Unstable or oscillatory flow conditions within a turbocompressor, known as surge and stall, are detrimental to process machinery and to the overall process operation. The proximity of the compressor to these unfavorable conditions is detected by process monitoring apparatuses that interact with control algorithms which regulate compressor flow rates within a stable operating region, thus avoiding surge and stall.
Surge control is initiated by analog input signals emanating from various sources located throughout the compressor-process system. Although these signals are many, the set used must consist of relevant data to initiate control-algorithm response (by recirculating or blowing off some of the process gas) to any disturbance before the process flow rate reaches a surge condition.
Prior art surge control can be divided into two categories: surge parameters which are invariant to inlet conditions, and those parameters which are not. Invariant parameters in the prior art consist of different combinations of reduced flow and pressure ratio; or combinations of volumetric flow divided by rotational speed, and polytropic head divided by rotational speed squared. The calculation of these parameters requires knowledge of at least the pressures at the suction and discharge of the turbocompressor, and a flow measurement (.DELTA.p.sub.o). One advantage of the present invention is that it is not limited to this combination of transmitter signals. Control strategies can be implemented using, for instance, a power measurement, suction pressure, and discharge pressure. Furthermore, the concept of this invention can be applied to the detection of fault and fallback strategies, which will keep the turbocompressors running under adverse circumstances.
Of the second category of parameters (those not invariant), some are based on the same pressure and flow measurements as the first category, while others utilize a power or rotational speed measurement as a replacement for flow or discharge pressure measurement. Thus, a control scheme can be applied even if the turbocompressor lacks a flow or discharge pressure measurement. The advantage of the present invention over this prior art is that it does not require that corrections be made for changing inlet conditions.
Thus, there is a need for a method of surge control that provides the flexibility of having a multiplicity of control strategies, together with fault checking and fallback. There is also a need for a surge control system, invariant to inlet conditions, that can accommodate compressor-process systems which are not fully instrumented or have faulty transmitters. A typical turbocompressor performance map (FIG. 5) will depict a surge region (zone) and a stable operating region that are separated by a sharp interface referred to as the Surge Limit Line. Also shown on this map is a Surge Control Line, and the distance between this line and the Surge Limit Line is a safety margin. If the operating point crosses the Surge Control Line, into the safety margin, the antisurge controller calculates a finite error; this error is used in the PI loop. The output of the loop is used to activate an electromechanical sequence in which gas is recycled or blown off to reestablish and maintain a safe flow rate. Should this safety margin be excessive, the frequency and duration of flow recycling will increase, resulting in a reduction of energy efficiency of the compression process. Conversely, should the margin be too brief, the prospect of inadequate protection is amplified.

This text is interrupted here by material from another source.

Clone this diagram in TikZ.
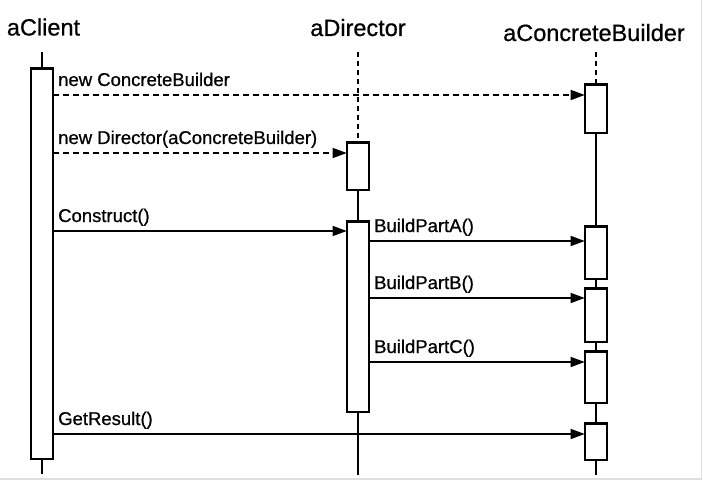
\documentclass[tikz,border=0pt]{standalone}
\usepackage{fontspec}
\setmainfont{Liberation Sans}
\newfontfamily\heavyfont{Liberation Sans}[FakeBold=0.7]
\usetikzlibrary{arrows.meta}
\begin{document}
\begin{tikzpicture}[x=1pt,y=-1pt,
  actbox/.style={draw,fill=white,line width=1.6pt,minimum width=21pt,inner sep=0pt,anchor=north},
  lifesolid/.style={line width=1.2pt},
  lifedot/.style={line width=1.6pt,dash pattern=on 5pt off 4pt},
  msg/.style={line width=1.5pt,-{Triangle[length=14pt,width=10pt]}},
  msgdash/.style={msg,dash pattern=on 6pt off 4pt},
  title/.style={font=\heavyfont\fontsize{23.5}{26}\selectfont,anchor=base,inner sep=0pt},
  lbl/.style={font=\heavyfont\fontsize{18.5}{21}\selectfont,anchor=base west,inner sep=0pt}]
\useasboundingbox (0,0) rectangle (703,481);
\draw[gray!25,line width=1.5pt] (701.5,0) -- (701.5,479) -- (0,479);
% titles
\node[title] (tc) at (43.5,35.5) {aClient};
\node[title] (td) at (358,36) {aDirector};
\node[title] (tb) at (594,41) {aConcreteBuilder};
% lifeline end coordinates
\coordinate (ctop) at (42,52);
\coordinate (cbot) at (42,474);
\coordinate (dtop) at (358,52);
\coordinate (dbot) at (358,475);
\coordinate (btop) at (596,52);
\coordinate (bbot) at (596,475);
% activation boxes
\node[actbox,minimum height=390pt] (cbox) at (42,68) {};
\node[actbox,minimum height=47pt] (d1) at (358,142) {};
\node[actbox,minimum height=190pt] (d2) at (358,221) {};
\node[actbox,minimum height=48pt] (b1) at (596,84) {};
\node[actbox,minimum height=52pt] (b2) at (596,226) {};
\node[actbox,minimum height=53pt] (b3) at (596,288) {};
\node[actbox,minimum height=51pt] (b4) at (596,351) {};
\node[actbox,minimum height=36pt] (b5) at (596,423) {};
% lifelines
\draw[lifesolid] (ctop) -- (cbox.north);
\draw[lifesolid] (cbox.south) -- (cbot);
\draw[lifedot] (dtop) -- (d1.north);
\draw[lifesolid] (d1.south) -- (d2.north);
\draw[lifesolid] (d2.south) -- (dbot);
\draw[lifedot] (btop) -- (b1.north);
\draw[lifesolid] (b1.south) -- (b2.north);
\draw[lifesolid] (b2.south) -- (b3.north);
\draw[lifesolid] (b3.south) -- (b4.north);
\draw[lifesolid] (b4.south) -- (b5.north);
\draw[lifesolid] (b5.south) -- (bbot);
% redraw box outlines on top
\foreach \n in {cbox,d1,d2,b1,b2,b3,b4,b5}{\draw[line width=1.6pt] (\n.north west) rectangle (\n.south east);}
% message y levels
\coordinate (m1) at (0,95);
\coordinate (m2) at (0,153);
\coordinate (m3) at (0,231);
\coordinate (m4) at (0,241);
\coordinate (m5) at (0,298);
\coordinate (m6) at (0,362);
\coordinate (m7) at (0,434);
% messages
\draw[msgdash] (cbox.east |- m1) -- (b1.west |- m1);
\node[lbl] (l1) at (58,86) {new ConcreteBuilder};
\draw[msgdash] (cbox.east |- m2) -- (d1.west |- m2);
\node[lbl] (l2) at (58,144) {new Director(aConcreteBuilder)};
\draw[msg] (cbox.east |- m3) -- (d2.west |- m3);
\node[lbl] (l3) at (58,222) {Construct()};
\draw[msg] (d2.east |- m4) -- (b2.west |- m4);
\node[lbl] (l4) at (374,232) {BuildPartA()};
\draw[msg] (d2.east |- m5) -- (b3.west |- m5);
\node[lbl] (l5) at (374,289) {BuildPartB()};
\draw[msg] (d2.east |- m6) -- (b4.west |- m6);
\node[lbl] (l6) at (374,353) {BuildPartC()};
\draw[msg] (cbox.east |- m7) -- (b5.west |- m7);
\node[lbl] (l7) at (58,425) {GetResult()};
\end{tikzpicture}
\end{document}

It is, therefore, obvious that considerable economic advantages can be derived from a narrow margin of safety that incorporates enhanced surge protection with a resultant lessening of process upset. Additional spin-off benefits would: better ensure efficient operation; extend the intervals between scheduled shutdowns; and increase annual monetary savings.
For the foregoing reasons, there is a need to easily and accurately calculate (using invariant coordinate systems) at what point instability occurs under all inlet conditions.